Poupança e outros investimentos bancários

O desejo de aplicar na poupança, maior no Nordeste e Centro-Oeste, é um reflexo da sua familiaridade por partes das pessoas e do seu baixo risco, avaliam os especialistas.

“Optam pela poupança investidores que têm mais medo de perdas, que podem precisar do dinheiro a qualquer momento e que são menos familiarizados com assuntos relacionados a investimentos e educação financeira. Esse perfil pode estar relacionado a um menor grau de escolaridade e de renda – o Radar mostra que a opção por outros investimentos bancários em caso de sobras no orçamento é de 13% entre os que têm até o ensino fundamental e 24% entre os que têm o médio, subindo para 37% entre os que têm nível superior”, contextualiza a gerente de Pesquisas do Ipespe.

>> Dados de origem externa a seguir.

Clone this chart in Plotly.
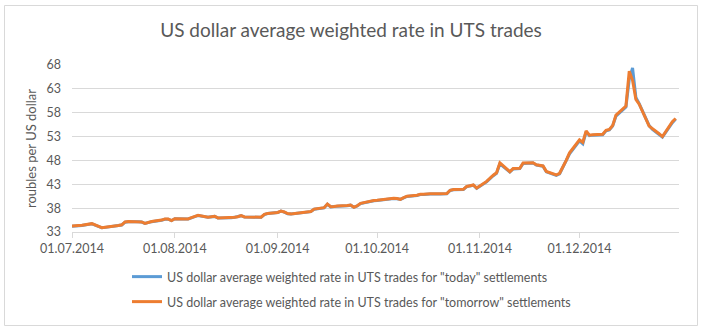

Por sua vez, o interesse em outros investimentos bancários, que ocupa o segundo lugar geral, é maior no Sudeste (28%), onde quase empata com a primeira opção (compra de imóvel, 29%). Segundo o economista da FGV, a explicação residiria no fato de que a região seria mais rica e com mais acesso à educação financeira, o que também justificaria a intenção de viajar ser mais citada no Sul (17%), já que ambas as regiões, por serem as mais desenvolvidas, já teriam em maior proporção resolvido os seus itens básicos, podendo investir em serviços menos necessários, caso das viagens.

Educação para gerar renda

O Norte e o Nordeste são as regiões com população mais interessada em investir em educação com eventuais sobras do orçamento, o que, de acordo com Xavier, seria explicado pela própria pesquisa. “O Radar mostra que essa aspiração é discretamente maior entre os níveis de renda e escolaridade mais baixos, o que, novamente, pode ajudar a entender as diferenças regionais”, ela afirma.

“Embora a região Nordeste tenha boas escolas tradicionais, no interior existem mais dificuldades. Diante disso, o desejo das famílias é oferecer aos seus filhos uma melhor educação que permita a eles uma autonomia e uma geração de renda maior”, diz Rocha.

“O desenvolvimento brasileiro, por suas características, esteve concentrado no Sul e no Sudeste, atraindo fluxos migratórias do Norte e do Nordeste para essas regiões dinâmicas. Hoje, a situação não é mesma e é natural a preocupação com a educação nas regiões outrora desfavorecidas. Aparentemente, assistimos à reorganização do sistema econômico brasileiro com impactos na organização da cultura”, finaliza Baptistini.